Example: Goodness of Fit Indices for Regression Predictions

This example is based on Example 1: Standard Regression Analysis from the Multiple Regression module. The example uses the data file Poverty.sta, which contains data pertaining to the comparison of 1960 and 1970 Census figures for a random selection of 30 counties. The names of the counties were entered as case names.

Research question
The purpose of the study was to analyze the correlates of poverty, that is, the variables that best predict the percent of families below the poverty line in a county. Thus, in the regression analysis, variable 3 (Pt_Poor) was treated as the dependent or criterion variable, and all other variables as the independent or predictor variables.
Regression analysis
Follow Example 1: Standard Regression Analysis in the Multiple Regression module to the point where the spreadsheet with predicted and residual values is computed. Then, on the Save tab of the Residual Analysis dialog box, click the Save residuals & predicted button.

After selecting that option, make sure to select variable 3 Pt_Poor as an additional variable to save in the Select variables to save with predicted/residuals scores dialog box.

The resulting spreadsheet should then contain the observed and predicted values computed from the regression analysis (along with various other residual statistics).
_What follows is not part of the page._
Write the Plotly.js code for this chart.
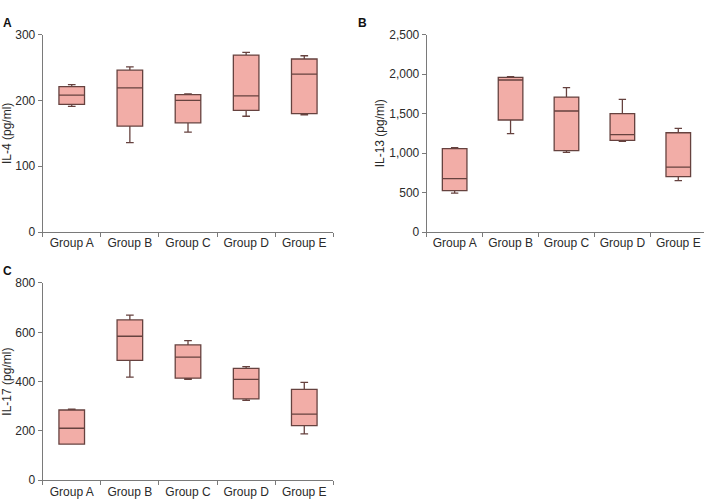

Note: this results spreadsheet is automatically marked as Input, and when it is highlighted (i.e., as the top-most document in the STATISTICA application space), new analyses will automatically "connect" to this spreadsheet.
Goodness of fit computations
Next select Goodness of Fit, Classification, Prediction from the Data Mining menu to display the Goodness of Fit, Classification, Prediction Startup Panel. Ensure that the newly created spreadsheet with the observed and predicted values from the regression analysis is indeed the one selected for the analysis; if it is not, use option Open Data to select that spreadsheet. Click the Variables button and select variable Pt_Poor as the variable with observed values, and variable Predicted as the variable with predicted values. Next, on the Advanced tab of the Startup Panel, select all Statistics for continuous DV.

Next, click OK to display the Results dialog box, and click the Summary goodness of fit measures button.

Note: the Correlation coefficient computed for the observed and predicted values is identical to the multiple correlation computed by the analysis discussed in Example 1 of Multiple Regression. However, because the Goodness of Fit module does not "know" that the predicted values were computed via multiple regression, the Mean square error is the actual mean of the sums of squared deviations of the predicted from the observed values. For comparison, you may want to display the ANOVA table in the Multiple Regression module; you will see that the mean square error reported there is slightly different, because that value is computed as the sum of squares deviation divided by the degrees of freedom for the residuals (from the regression analysis).

The main utility of the Goodness of Fit module is that it allows you to quickly compute various indices of goodness of fit (as further described in Computational Details), for different models and for different analyses. For example, we could now use other statistical techniques (e.g., see Example 2: Regression Tree for Predicting Poverty of the General Classification and Regression Trees module) to compute predicted values, and compute the same fit indices, to compare the goodness of fit of the prediction from different models. For an example (for a classification problem) of how these computations can be useful when evaluating (competing) models for predictive classification in a data mining project, see Example 4: Predictive Data Mining for Categorical Output Variable (Classification) in the STATISTICA Data Miner examples section.